During the height of the Cold War years Stornoway Airport was home to 112 S.U., an RAF Signals Unit that was established in 1960 as an Electronic countermeasures (ECM) measurement and evaluation unit by RAF Bomber Command Headquarters (HQBC), High Wycombe.  The unit measured the signal strength, frequency bandwidths and aerial performance of the  operational Handley Page Victor and Avro Vulcan V bombers as they flew a course towards, over or away from the unit varying from straight-lines to polar patterns.  Results were passed back to Operations Research Branch, (HQBC), BCDU at RAF Finningley and each aircraft's base for the Electronics Engineers and Technicians to review for performance improvement of each piece of equipment that was measured.  The combined success of 112 S.U., BCDU at RAF Finningly and each of the aircraft's bases along with the Operations Research Branch at (HQBC) and technical support from RRE Malvern (later to become RSRE Malvern) was demonstrated by the V-force during the Operation Skyshield exercises  and readiness through the Cuban Missile Crisis in the early sixties  and subsequent exercises up to the time that the unit was closed in 1983.
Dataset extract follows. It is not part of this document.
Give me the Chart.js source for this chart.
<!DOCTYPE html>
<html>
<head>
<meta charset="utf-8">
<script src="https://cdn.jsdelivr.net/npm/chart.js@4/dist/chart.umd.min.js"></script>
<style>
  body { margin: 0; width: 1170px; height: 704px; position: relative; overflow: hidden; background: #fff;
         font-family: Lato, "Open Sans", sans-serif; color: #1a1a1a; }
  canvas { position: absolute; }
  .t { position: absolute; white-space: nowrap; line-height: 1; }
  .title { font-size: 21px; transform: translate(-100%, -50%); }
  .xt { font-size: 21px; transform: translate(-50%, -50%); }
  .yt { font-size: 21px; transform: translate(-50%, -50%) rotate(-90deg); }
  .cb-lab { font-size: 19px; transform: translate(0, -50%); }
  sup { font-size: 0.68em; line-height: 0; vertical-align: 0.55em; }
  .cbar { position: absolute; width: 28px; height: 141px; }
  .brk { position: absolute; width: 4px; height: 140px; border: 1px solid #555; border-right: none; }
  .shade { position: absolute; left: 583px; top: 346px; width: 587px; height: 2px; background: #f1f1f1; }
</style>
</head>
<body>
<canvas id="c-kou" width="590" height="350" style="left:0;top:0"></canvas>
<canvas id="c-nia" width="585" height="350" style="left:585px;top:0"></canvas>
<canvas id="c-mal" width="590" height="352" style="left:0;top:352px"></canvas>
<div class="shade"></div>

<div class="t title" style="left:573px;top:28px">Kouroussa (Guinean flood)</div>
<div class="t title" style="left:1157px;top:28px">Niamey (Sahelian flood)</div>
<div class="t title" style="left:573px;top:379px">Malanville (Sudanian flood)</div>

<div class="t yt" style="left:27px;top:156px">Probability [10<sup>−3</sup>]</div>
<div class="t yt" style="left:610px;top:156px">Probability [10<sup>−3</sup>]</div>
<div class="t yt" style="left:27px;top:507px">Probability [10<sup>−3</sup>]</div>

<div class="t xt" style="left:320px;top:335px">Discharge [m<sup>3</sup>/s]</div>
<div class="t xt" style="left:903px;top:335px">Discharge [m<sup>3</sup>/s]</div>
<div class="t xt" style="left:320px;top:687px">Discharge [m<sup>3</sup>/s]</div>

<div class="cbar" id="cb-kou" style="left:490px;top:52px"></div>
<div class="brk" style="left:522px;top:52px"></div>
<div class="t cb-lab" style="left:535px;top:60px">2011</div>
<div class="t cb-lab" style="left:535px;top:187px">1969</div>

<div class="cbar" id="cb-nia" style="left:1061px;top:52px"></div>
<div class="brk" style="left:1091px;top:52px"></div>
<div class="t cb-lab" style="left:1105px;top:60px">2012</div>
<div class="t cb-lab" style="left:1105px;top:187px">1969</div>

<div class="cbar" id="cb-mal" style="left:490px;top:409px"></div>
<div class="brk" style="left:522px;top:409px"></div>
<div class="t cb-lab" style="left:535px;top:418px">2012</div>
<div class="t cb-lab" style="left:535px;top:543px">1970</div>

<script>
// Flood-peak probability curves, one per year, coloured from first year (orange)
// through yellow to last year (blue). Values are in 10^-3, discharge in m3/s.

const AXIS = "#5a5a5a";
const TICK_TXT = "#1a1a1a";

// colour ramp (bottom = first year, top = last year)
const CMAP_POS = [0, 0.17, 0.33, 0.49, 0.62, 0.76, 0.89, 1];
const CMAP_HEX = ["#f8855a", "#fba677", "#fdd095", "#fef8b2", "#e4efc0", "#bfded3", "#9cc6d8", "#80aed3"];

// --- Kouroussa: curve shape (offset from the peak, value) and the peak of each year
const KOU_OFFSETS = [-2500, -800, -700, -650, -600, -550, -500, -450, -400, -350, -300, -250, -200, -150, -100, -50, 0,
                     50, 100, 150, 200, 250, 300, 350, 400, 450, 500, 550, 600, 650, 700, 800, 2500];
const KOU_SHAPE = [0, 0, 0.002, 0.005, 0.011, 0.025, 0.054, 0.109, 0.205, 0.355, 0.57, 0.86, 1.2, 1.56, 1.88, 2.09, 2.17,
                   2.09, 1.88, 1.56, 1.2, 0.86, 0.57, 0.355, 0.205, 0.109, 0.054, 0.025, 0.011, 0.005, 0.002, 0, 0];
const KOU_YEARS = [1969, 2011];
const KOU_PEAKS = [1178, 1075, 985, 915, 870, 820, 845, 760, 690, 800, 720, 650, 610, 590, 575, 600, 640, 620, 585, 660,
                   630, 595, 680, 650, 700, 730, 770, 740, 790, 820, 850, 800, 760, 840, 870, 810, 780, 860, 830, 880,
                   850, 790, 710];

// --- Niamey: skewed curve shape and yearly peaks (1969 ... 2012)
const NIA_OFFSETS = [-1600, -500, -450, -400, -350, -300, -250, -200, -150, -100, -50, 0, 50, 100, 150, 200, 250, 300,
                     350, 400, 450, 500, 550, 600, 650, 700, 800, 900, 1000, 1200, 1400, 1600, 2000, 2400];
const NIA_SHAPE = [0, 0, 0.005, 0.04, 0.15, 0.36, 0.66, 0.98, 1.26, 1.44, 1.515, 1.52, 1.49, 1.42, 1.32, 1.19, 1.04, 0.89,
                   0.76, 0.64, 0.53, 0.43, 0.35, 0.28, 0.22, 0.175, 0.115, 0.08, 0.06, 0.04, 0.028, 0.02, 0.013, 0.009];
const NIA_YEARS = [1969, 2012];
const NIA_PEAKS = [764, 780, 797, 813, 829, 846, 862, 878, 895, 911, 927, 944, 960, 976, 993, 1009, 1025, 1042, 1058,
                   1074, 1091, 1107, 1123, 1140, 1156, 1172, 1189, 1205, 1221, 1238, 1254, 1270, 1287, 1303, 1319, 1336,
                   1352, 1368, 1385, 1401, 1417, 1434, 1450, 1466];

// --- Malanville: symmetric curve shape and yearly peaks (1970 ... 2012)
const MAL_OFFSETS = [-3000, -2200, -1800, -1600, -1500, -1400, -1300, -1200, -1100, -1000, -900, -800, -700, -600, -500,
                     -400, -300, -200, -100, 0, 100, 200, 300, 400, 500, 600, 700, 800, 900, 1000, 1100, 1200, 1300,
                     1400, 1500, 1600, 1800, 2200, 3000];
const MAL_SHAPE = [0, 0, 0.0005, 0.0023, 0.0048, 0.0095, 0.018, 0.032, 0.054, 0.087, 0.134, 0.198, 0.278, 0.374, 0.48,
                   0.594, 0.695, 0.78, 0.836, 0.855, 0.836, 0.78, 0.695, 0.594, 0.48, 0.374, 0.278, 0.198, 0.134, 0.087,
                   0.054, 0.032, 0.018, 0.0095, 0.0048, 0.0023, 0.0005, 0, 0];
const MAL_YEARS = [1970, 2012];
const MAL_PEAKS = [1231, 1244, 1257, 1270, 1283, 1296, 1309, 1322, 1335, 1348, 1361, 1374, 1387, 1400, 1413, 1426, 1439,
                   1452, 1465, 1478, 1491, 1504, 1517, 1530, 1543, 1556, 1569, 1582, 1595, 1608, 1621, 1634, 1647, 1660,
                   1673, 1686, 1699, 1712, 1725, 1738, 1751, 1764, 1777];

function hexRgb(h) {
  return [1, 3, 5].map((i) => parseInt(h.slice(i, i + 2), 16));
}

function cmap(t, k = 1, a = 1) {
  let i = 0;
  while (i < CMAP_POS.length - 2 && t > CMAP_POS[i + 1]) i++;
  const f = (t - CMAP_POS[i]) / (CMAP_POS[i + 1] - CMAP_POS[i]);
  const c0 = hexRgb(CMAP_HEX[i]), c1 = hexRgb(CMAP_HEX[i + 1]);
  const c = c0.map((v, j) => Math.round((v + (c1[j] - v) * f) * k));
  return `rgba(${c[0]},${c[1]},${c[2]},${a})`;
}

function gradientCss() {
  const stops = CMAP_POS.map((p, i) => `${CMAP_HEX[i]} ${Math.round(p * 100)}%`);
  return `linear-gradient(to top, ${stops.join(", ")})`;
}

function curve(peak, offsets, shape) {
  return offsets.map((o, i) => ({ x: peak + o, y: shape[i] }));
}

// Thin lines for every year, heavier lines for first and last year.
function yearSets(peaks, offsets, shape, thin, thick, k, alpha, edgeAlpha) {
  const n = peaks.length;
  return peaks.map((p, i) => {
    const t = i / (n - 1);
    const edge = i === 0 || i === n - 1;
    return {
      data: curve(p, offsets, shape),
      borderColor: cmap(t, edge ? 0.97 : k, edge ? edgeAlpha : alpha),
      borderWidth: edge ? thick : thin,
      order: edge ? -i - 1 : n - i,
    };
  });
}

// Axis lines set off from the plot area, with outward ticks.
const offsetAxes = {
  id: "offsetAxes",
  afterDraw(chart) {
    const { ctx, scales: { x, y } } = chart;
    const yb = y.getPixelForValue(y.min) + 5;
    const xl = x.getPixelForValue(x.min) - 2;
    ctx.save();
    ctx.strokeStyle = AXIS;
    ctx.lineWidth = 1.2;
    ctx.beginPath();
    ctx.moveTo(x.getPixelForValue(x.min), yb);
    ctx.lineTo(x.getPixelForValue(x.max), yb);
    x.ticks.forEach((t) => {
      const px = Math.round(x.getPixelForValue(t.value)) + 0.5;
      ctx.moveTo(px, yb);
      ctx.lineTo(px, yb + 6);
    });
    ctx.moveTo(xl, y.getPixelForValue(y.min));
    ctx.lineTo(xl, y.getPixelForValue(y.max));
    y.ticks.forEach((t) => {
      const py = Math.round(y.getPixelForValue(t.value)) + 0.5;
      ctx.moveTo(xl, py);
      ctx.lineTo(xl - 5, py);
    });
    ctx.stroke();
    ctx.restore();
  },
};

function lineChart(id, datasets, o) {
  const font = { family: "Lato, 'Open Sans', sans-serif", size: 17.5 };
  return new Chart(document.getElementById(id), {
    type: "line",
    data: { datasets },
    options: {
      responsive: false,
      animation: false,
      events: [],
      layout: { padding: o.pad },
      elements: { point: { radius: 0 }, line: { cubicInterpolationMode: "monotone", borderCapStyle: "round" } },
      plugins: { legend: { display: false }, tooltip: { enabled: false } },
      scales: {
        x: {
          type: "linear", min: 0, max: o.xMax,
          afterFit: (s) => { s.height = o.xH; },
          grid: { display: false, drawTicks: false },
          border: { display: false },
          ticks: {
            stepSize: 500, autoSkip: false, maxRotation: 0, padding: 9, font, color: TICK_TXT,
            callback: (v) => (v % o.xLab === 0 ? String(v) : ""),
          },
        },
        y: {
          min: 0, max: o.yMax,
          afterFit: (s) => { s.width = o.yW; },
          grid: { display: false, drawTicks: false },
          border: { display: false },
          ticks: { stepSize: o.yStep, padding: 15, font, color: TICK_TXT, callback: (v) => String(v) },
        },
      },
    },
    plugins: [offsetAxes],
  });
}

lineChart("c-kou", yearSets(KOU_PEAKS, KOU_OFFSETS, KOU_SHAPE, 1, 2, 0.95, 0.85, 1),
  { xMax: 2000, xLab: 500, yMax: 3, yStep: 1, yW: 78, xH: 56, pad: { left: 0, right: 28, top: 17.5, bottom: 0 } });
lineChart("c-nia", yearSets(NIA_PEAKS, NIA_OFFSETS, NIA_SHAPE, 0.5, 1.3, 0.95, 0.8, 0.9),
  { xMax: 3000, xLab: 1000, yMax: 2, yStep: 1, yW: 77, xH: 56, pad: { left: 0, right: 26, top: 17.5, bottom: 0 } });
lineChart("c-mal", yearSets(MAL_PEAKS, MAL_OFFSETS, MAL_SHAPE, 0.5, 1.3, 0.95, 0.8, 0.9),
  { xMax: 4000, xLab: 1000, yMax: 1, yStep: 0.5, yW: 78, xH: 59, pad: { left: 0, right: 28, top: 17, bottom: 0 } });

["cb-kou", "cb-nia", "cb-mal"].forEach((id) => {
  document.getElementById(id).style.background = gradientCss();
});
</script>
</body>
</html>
In the early 1980s, part of the Airport was upgraded in a £40 million upgrade and extension of the main runway and taxiways along with new hangars, to accept Panavia Tornado aircraft. By 1 April 1982 this work was completed, the buildings commissioned and RAF Stornoway was established once again in order to become a Forward Operations Base.  After sixteen years in this role and also the end of the Cold War, the station was finally closed on 31 March 1998 and reverted to Stornoway Airport.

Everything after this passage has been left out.